Check the 'Allow HTTP Traffic' so we can access the Prometheus interface from our browser, and click 'Create'.

Wait until your instance is created and access it by clicking the SSH button.

Install

Prerequired packages

sudo apt-get update
sudo apt-get install -y curl 

Install Prometheus

Check the Prometheus release page and download the latest amd64. The current version at the time I'm writing this article is the 2.20.1:

curl -LO https://github.com/prometheus/prometheus/releases/download/v2.20.1/prometheus-2.20.1.linux-amd64.tar.gz

Extract the downloaded file and copy the binaries prometheus and promtool to your local binaries directory. Copy also consoles and consoles_libraries to /etc/prometheus folder:

tar -xvzf prometheus-2.20.1.linux-amd64.tar.gz

Enter the new prometheus-2.20.1.linux-amd64 directory:

cd prometheus-2.20.1.linux-amd64

Notice we have two files: the binary prometheus and the configuration file prometheus.yml, that is already configured to scrape metrics of Prometheus application itself.
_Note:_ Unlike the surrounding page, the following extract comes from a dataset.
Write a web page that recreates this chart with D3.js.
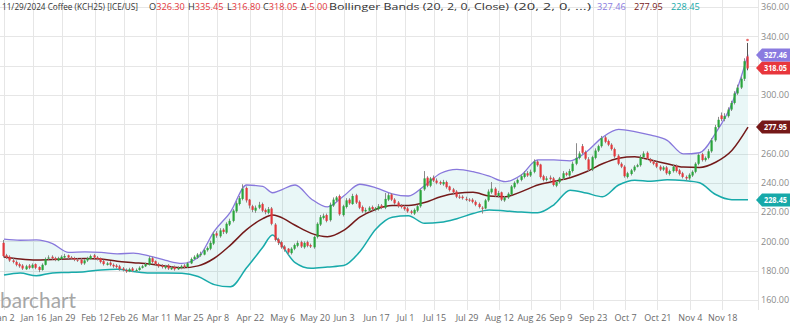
<!DOCTYPE html>
<html><head><meta charset="utf-8">
<script src="https://cdn.jsdelivr.net/npm/d3@7"></script>
<style>
html,body{margin:0;padding:0;background:#fff;}
svg{display:block;font-family:"Open Sans","Noto Sans",sans-serif;}
</style></head>
<body><svg id="c" width="790" height="326"></svg>
<script>
// ---- categories (trading sessions) ----
const startDate = "2024-01-02", endDate = "2024-11-29";
const holidays = ["2024-01-15","2024-02-19","2024-03-29","2024-05-27","2024-06-19","2024-07-04","2024-09-02","2024-11-28"];
const tickDates = ["2024-01-02","2024-01-16","2024-01-29","2024-02-12","2024-02-26","2024-03-11","2024-03-25","2024-04-08","2024-04-22","2024-05-06","2024-05-20","2024-06-03","2024-06-17","2024-07-01","2024-07-15","2024-07-29","2024-08-12","2024-08-26","2024-09-09","2024-09-23","2024-10-07","2024-10-21","2024-11-04","2024-11-18"];
const tickLabels = ["Jan 2","Jan 16","Jan 29","Feb 12","Feb 26","Mar 11","Mar 25","Apr 8","Apr 22","May 6","May 20","Jun 3","Jun 17","Jul 1","Jul 15","Jul 29","Aug 12","Aug 26","Sep 9","Sep 23","Oct 7","Oct 21","Nov 4","Nov 18"];
const yTicks = [160,180,200,220,240,260,280,300,320,340,360];

// ---- OHLC series ----
const opens = [199,190.5,189.5,187,186,184.5,183.5,181,183.5,182,
184.5,182.5,180.5,184,188.5,189.5,188.5,187,188,189,
190.5,189,188.5,187.5,187.5,185,187,188,190.5,189,
188.5,186.5,184,185.5,184,183.5,183,181.5,180.5,179.5,
181.5,180,180.5,182,183,184,188.5,186.5,184.5,183.5,
182,183.5,181,182.5,181,182,183.5,182.5,185,188,
189,190.5,191,194,195,198.5,205.5,203.5,208,206,
211.5,214,220.5,225.5,229,236.5,228.5,224,221,223,
225.5,221.5,219.5,222.5,211.5,201.5,199.5,196.5,195,192,
195,197,199.5,196,199.5,197.5,196,203,211.5,216,
218,214.5,224.5,228,231,218,223.5,228.5,225.5,231.5,
227,223.5,220.5,221,223.5,221.5,222,224.5,223,228.5,
232,228.5,226.5,224.5,223.5,222.5,220.5,219,221,224,
235.5,243.5,238,243.5,241.5,240.5,239,240.5,237.5,235.5,
234,230.5,230.5,229,228.5,228.5,227,225.5,223,222.5,
228,233.5,236,231,233.5,228,230,232,237,240,
242,244,246.5,245,247.5,254.5,252.5,244.5,242,243.5,
243,238,240.5,243,246.5,245,248,253,257,265,
261,256,249,257,262,265,271,268.5,266,263,
258.5,253,251,244,246,248.5,251,252,257.5,260.5,
256,254.5,253.5,251,249,250.5,246,248,251.5,248.5,
246.5,244,243,245,247.5,253,259.5,255.5,257,261.5,
269,278,286,283.5,285.5,290,294.5,301,305,311,326.30];
const highs = [201,191.5,190.5,188.5,187,185.5,184.5,184,184.5,185,
185,183,185,189,190.5,190.5,189.5,189.5,190.5,191.5,
191,190,189.5,188.5,188.5,188,189.5,191,191.5,190,
189,187.5,186,186.5,185,184.5,184,182.5,181.5,182,
182.5,181.5,183,184,185.5,190,189.5,187,185.5,184.5,
184,184.5,183,183.5,183,184,184.5,186,189,190.5,
192,193,195,196.5,200.5,206.5,207,209,209,213,
215.5,222,227.5,231,239,237.5,229,225,224.5,227,
226.5,222.5,223.5,223.5,212.5,202.5,200.5,197.5,195.5,196,
198.5,200.5,200.5,200,200.5,198.5,204,213,218,219,
219,226.5,230,231,232,225,229.5,229.5,232.5,232.5,
228,224.5,223,224,224.5,223.5,225.5,225.5,233,233,
233,229.5,227.5,225.5,224.5,223.5,221.5,222.5,225,236,
248,244.5,244,245,243,241.5,242,241.5,238,236.5,
235,232,231.5,230.5,229.5,229.5,228,226.5,224,229,
235.5,240.5,237,234.5,234,231,233.5,238.5,241,243,
246,248,248,249,256,255.5,253,245.5,244.5,245,
244,241.5,244,248,247.5,249.5,254.5,267,261.5,266.5,
262,257.5,258.5,263.5,266,272,272,269.5,267,264,
259.5,254,252,247.5,249.5,252,253,259,261.5,261.5,
257,255.5,254.5,252,251.5,251.5,249,252.5,252.5,249.5,
247.5,245,246.5,248.5,254,260,260.5,258,263,270.5,
279.5,285,288,287.5,291.5,296,302.5,307,312.5,325,335.45];
const lows = [189,188,186,185,183,182,180.5,180.5,181,181.5,
181,179,180,183.5,187.5,187.5,186.5,186.5,187.5,188.5,
188,187.5,186.5,186,184,184,186,187.5,188,187,
185,183.5,183.5,183,182,181.5,180,179.5,178.5,179,
179,179,180,181.5,182.5,183.5,185,183.5,182,181.5,
181,180.5,180.5,180,180.5,181,181.5,182,184.5,187.5,
188,189.5,190.5,193,194,197.5,202.5,202.5,205,205,
210.5,213,219.5,224.5,228,226.5,222.5,220,219.5,222,
220,218.5,218.5,211,200,197.5,195,193,190.5,191,
194,196,195.5,195,196,195.5,195,202,210.5,215,
213,213.5,223.5,227,217.5,217,222.5,225,225,225.5,
222,219.5,219.5,220,221,220.5,221,222,222,227.5,
227.5,225,223,222.5,221,219.5,218.5,218,220,223,
234.5,237,237,240.5,239,238.5,238,236,234,232.5,
229.5,229,228.5,227.5,227,226,224,222.5,219,222,
227,232.5,230.5,230,227.5,227,229,231.5,236,239,
241,243,244,244,246.5,251,243,241,241,241.5,
237.5,237,239.5,242,244.5,244,247,252,256,259.5,
255.5,248,248,256,261,264,267,265,262,257,
252,250,243.5,243,245,247.5,250.5,251,256.5,255.5,
253.5,252,250,248,248,245.5,245,247,247,245,
243,241.5,242,244,246.5,252,254.5,254.5,256,260.5,
268,277,282,282,284.5,289,293.5,300,304,309.5,316.80];
const closes = [190,189,187,186,184,183,181.5,183,182,184,
182,180.5,184,188,189,188.5,187.5,188.5,189.5,190,
189,188.5,187.5,187,185,187,188.5,190,189,188,
186,184.5,185,184,183,182.5,181,180.5,179.5,181,
180,180.5,182,183,184.5,188.5,186,184.5,183,182.5,
183,181.5,182,181,182,183,182.5,185,188,189.5,
191,191.5,194,195.5,199,205,204,207.5,206.5,212,
214,221,226,229.5,236,228,224.5,221.5,223,225,
221,220,222,212,201,199,196,194.5,192.5,195,
197.5,199,196.5,199,197,196.5,203,212,216.5,217.5,
214,225,228.5,230,218.5,224,228,226,231,226.5,
223,220.5,221.5,223,222,222.5,224,223,229,231.5,
228.5,226,224,223.5,222,220.5,219.5,221.5,224,235,
243,238,243,241.5,240,239.5,240.5,237,235,233.5,
230.5,230,229.5,228.5,228,227,225,223.5,222.5,228,
234,236,231.5,233,228.5,230,232.5,237.5,240,242,
244.5,246.5,245,247.5,254.5,252,244,242,243,242.5,
238.5,240.5,243,246.5,245.5,248,253,257,260,260.5,
256.5,249,257.5,262,265,270.5,268,266,263,258,
253,251,244.5,246.5,248.5,251,252,257.5,260,256.5,
254.5,253,251,249,250.5,246.5,248,251,248,246,
244,243,245.5,247.5,253,259,255.5,257,261.5,269,
278,283,283.5,285.5,290,294.5,301,305,311,323,318.05];

// ---- Bollinger Bands (20,2) sampled at session indices ----
const bandIdx = [0,5,10,15,20,25,30,35,40,45,50,55,60,65,70,75,80,83,85,90,95,100,105,110,115,120,125,130,135,140,145,150,155,160,165,170,175,180,185,190,195,200,205,210,215,220,225,230];
const bbUpper = [201.5,200.8,201,198.5,192.5,192.8,192.5,191.5,192,190,187,185,189,207,220,238.5,237.5,233.2,234.5,238.5,229,223.5,231,239,236.5,232.5,231,238,246.5,249.2,247.6,244.5,240.8,245.5,255.6,255.6,255,261,271,276.5,275,272.5,269,259.7,260.5,274,294,327.46];
const bbMiddle = [189.4,188,187.3,187.7,188,188.3,188,186.5,185.5,184.5,183.2,182,183.3,188.5,197.5,208,215.5,218,217,211,205.5,203.2,207.5,216.5,222,224.5,224.5,226.5,230.5,232.8,233.5,231,230.5,234,238.5,241,243.5,247.5,253,256.8,257.8,255.5,253,250.7,250.5,254,262,277.95];
const bbLower = [177,178.4,176.5,178.5,178.8,179.3,180.5,181,179.5,178.4,178.4,178.2,176,170.5,169,182,196,204.4,200,185.5,181.6,182.5,183.5,193,208.5,216.5,217.5,212.4,213,215.5,219,221.5,220.8,220,219.5,225,235,233,230.5,238.5,241.8,241,242,241.5,240,232,228.5,228.45];

// ---- header strings ----
const headerTitle = "11/29/2024 Coffee (KCH25) [ICE/US]";
const headerOHLC = [["O","326.30"],["H","335.45"],["L","316.80"],["C","318.05"],["Δ","-5.00"]];
const headerStudy = "Bollinger Bands (20, 2, 0, Close)";
const headerStudy2 = "(20, 2, 0, ...)";

// ---- build session list ----
const fmt = d3.utcFormat("%Y-%m-%d");
const days = d3.utcDays(new Date(startDate+"T00:00Z"), d3.utcDay.offset(new Date(endDate+"T00:00Z"),1))
  .filter(d => d.getUTCDay()!==0 && d.getUTCDay()!==6)
  .map(fmt).filter(s => !holidays.includes(s));

const svg = d3.select("#c");
const plotRight = 758;
const x = d3.scalePoint().domain(days).range([4, 748]);
const y = d3.scaleLinear().domain([160, 360]).range([300, 7]);

const gridC = "#e6e6e6";
svg.append("g").selectAll("line").data(yTicks).join("line")
  .attr("x1",0).attr("x2",plotRight)
  .attr("y1",d=>Math.round(y(d))+0.5).attr("y2",d=>Math.round(y(d))+0.5)
  .attr("stroke",gridC).attr("stroke-width",1);
svg.append("g").selectAll("line").data(tickDates).join("line")
  .attr("x1",d=>Math.round(x(d))+0.5).attr("x2",d=>Math.round(x(d))+0.5)
  .attr("y1",0).attr("y2",310)
  .attr("stroke",gridC).attr("stroke-width",1);
svg.append("line").attr("x1",plotRight+0.5).attr("x2",plotRight+0.5).attr("y1",0).attr("y2",310)
  .attr("stroke",gridC);

// watermark
svg.append("text").attr("x",0).attr("y",308).text("barchart")
  .attr("font-family","Lato, 'Open Sans', sans-serif").attr("font-size",21)
  .attr("textLength",76).attr("lengthAdjust","spacingAndGlyphs")
  .attr("fill","#a6a6a6");

// bands
const bx = i => x(days[bandIdx[i]]);
const area = d3.area().x((d,i)=>bx(i)).y0((d,i)=>y(bbLower[i])).y1((d,i)=>y(bbUpper[i])).curve(d3.curveMonotoneX);
svg.append("path").datum(bandIdx).attr("d",area).attr("fill","rgba(40,180,180,0.1)");
const line = arr => d3.line().x((d,i)=>bx(i)).y((d,i)=>y(arr[i])).curve(d3.curveMonotoneX)(bandIdx);
svg.append("path").attr("d",line(bbUpper)).attr("fill","none").attr("stroke","#8878dc").attr("stroke-width",1.3);
svg.append("path").attr("d",line(bbMiddle)).attr("fill","none").attr("stroke","#741a1a").attr("stroke-width",1.5);
svg.append("path").attr("d",line(bbLower)).attr("fill","none").attr("stroke","#18aaaa").attr("stroke-width",1.5);

// candles
const green = "#2aa53c", red = "#e3383c";
const cg = svg.append("g");
days.forEach((d,i)=>{
  if (i >= closes.length) return;
  const cx = Math.round(x(d));
  const o = opens[i], c = closes[i];
  const col = c >= o ? green : red;
  cg.append("line").attr("x1",cx-0.5).attr("x2",cx-0.5)
    .attr("y1",y(highs[i])).attr("y2",y(lows[i]))
    .attr("stroke", i===days.length-1 ? "#555" : "#8a8a8a").attr("stroke-width",1);
  const top = y(Math.max(o,c)), bot = y(Math.min(o,c));
  cg.append("rect").attr("x",cx-1.5).attr("width",2.2)
    .attr("y",top).attr("height",Math.max(1,bot-top)).attr("fill",col);
});
const lastI = closes.length-1;
svg.append("circle").attr("cx",Math.round(x(days[lastI]))-0.5).attr("cy",y(highs[lastI])-3)
  .attr("r",1.3).attr("fill","#e86a6a");

// value tags
const tags = [
  {v: bbLower[bbLower.length-1], col:"#17a9a9"},
  {v: bbMiddle[bbMiddle.length-1], col:"#751818"},
  {v: closes[lastI], col:"#e8363c"},
  {v: bbUpper[bbUpper.length-1], col:"#8a7be0"}
];

// y axis labels (those hidden beneath a value tag are skipped)
svg.append("g").selectAll("text")
  .data(yTicks.filter(t => !tags.some(g => Math.abs(y(g.v) - y(t)) < 10)))
  .join("text")
  .attr("x",761).attr("y",d=>y(d)+3.3).text(d=>d.toFixed(2))
  .attr("font-size",9).attr("fill","#8a8a8a");

tags.forEach(t=>{
  const cyR = Math.round(y(t.v));
  svg.append("path").attr("d",`M756,${cyR} L762,${cyR-6.5} L790,${cyR-6.5} L790,${cyR+6.5} L762,${cyR+6.5} Z`).attr("fill",t.col);
  svg.append("text").attr("x",764).attr("y",cyR+3.2).text(t.v.toFixed(2))
    .attr("font-size",8.5).attr("font-weight","bold").attr("fill","#fff")
    .attr("textLength",23).attr("lengthAdjust","spacingAndGlyphs");
});

// x axis
const xa = svg.append("g").attr("transform","translate(0,309)")
  .call(d3.axisBottom(x).tickValues(tickDates).tickSize(0).tickPadding(6)
        .tickFormat(d=>tickLabels[tickDates.indexOf(d)]));
xa.select(".domain").remove();
xa.selectAll("text").attr("font-size",9).attr("fill","#6a6a6a").attr("font-family","'Open Sans',sans-serif");

// header
const hy = 10, txtC = "#333", redT = "#e3383c";
const hg = svg.append("g").attr("font-size",9.2);
hg.append("text").attr("x",2).attr("y",hy).attr("fill",txtC).text(headerTitle)
  .attr("textLength",136).attr("lengthAdjust","spacingAndGlyphs");
const ohlcX = [149,188,227,263,301];
headerOHLC.forEach((p,i)=>{
  const t = hg.append("text").attr("x",ohlcX[i]).attr("y",hy);
  t.append("tspan").attr("fill",txtC).text(p[0]);
  t.append("tspan").attr("fill",redT).text(p[1]);
});
hg.append("text").attr("x",329).attr("y",hy).attr("fill",txtC).text(headerStudy)
  .attr("textLength",180).attr("lengthAdjust","spacingAndGlyphs");
hg.append("text").attr("x",514).attr("y",hy).attr("fill",txtC).text(headerStudy2)
  .attr("textLength",77).attr("lengthAdjust","spacingAndGlyphs");
const bbVals = [[bbUpper[bbUpper.length-1],"#8a7be0",597],[bbMiddle[bbMiddle.length-1],"#751818",634],[bbLower[bbLower.length-1],"#17a9a9",671]];
bbVals.forEach(b=> hg.append("text").attr("x",b[2]).attr("y",hy).attr("fill",b[1]).text(b[0].toFixed(2)));
</script></body></html>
To start Prometheus using this config file:

./prometheus --config.file=prometheus.yml

Prometheus interface should be accessible on port 9090 on your browser.

To access the VM on GOogle Cloud, you need to liberate the port access on Firewall. The quickest way to do this is editing the default http rule:

Default http firewall rule

Select default-allow-http, then Edit. On Protocols and ports, add the port 9090 separated by comma:

Enable port 9090

Now you should be able to access the Prometheus interface using your browser, by accessing the external IP of your VM and port 9090:
Prometheus default interface

As a sample query, you can select the prometheus_http_requests_total and then select 'Graph' tab to visualize the number of requests made to Prometheus endpoint by period:
Prometheus Graph

Install Grafana

So far, Prometheus already provides us a simple interface for metrics visualization, but with Grafana we can have a better interface.

To install it on a Debian distro, you just have to follow the instructions on Grafana documentation, but I will summarize the steps here:

Add the apt repository:

sudo apt-get install -y apt-transport-https
sudo apt-get install -y software-properties-common wget
wget -q -O - https://packages.grafana.com/gpg.key | sudo apt-key add -
echo "deb https://packages.grafana.com/oss/deb stable main" | sudo tee -a /etc/apt/sources.list.d/grafana.list 

Then install Grafana:

sudo apt-get update
sudo apt-get install -y grafana

And start the process:

sudo systemctl daemon-reload
sudo systemctl start grafana-server

Grafana now should be running on port 3000. You can check it by:

sudo systemctl status grafana-server

It should display a line containing Active: active (running).

If you're on Google Cloud VM, you need to allow access to port 3000 on Firewall, otherwise just access it from your browser. You should see the login page.

Grafana login

Add Grafana data source

The default login and password are admin. After you authenticate, click 'Add your first data source', then select 'Prometheus'.

Grafana using Prometheus as data source

In my case I had to add the IP and port of the VM, and change to 'Browser' access because the machine wasn't allowing Prometheus to be accessed internally from Grafana Server.

When you click 'Save & Test', Grafana will tell you immediately if the data source is working:
Grafana data source working

Import Grafana dashboard

One of the cool things about Grafana is that we don't need to
always create a dashboard from scratch, but we can search one in Grafana Dashboards.

In this example I will choose this one.

Now click the '+' button on menu and click 'Import'.

Type the Dashboard id (10242) and click the nearest 'Load' Button:
Grafana dashboard import

Then select 'Prometheus' as data source and click 'Import'.
Grafana dashboard datasource

Conclusion

After you've finished all your tests on Google Cloud VM, don't forget to stop or delete the VM, otherwise you could be billed.

Hopefully everything should be working as expected, and you can now start exploring Prometheus and Grafana.

In the next article I will explain how to setup a Spring Boot application to export its metrics and then be consumed by Prometheus.

I hope you enjoyed and learned something!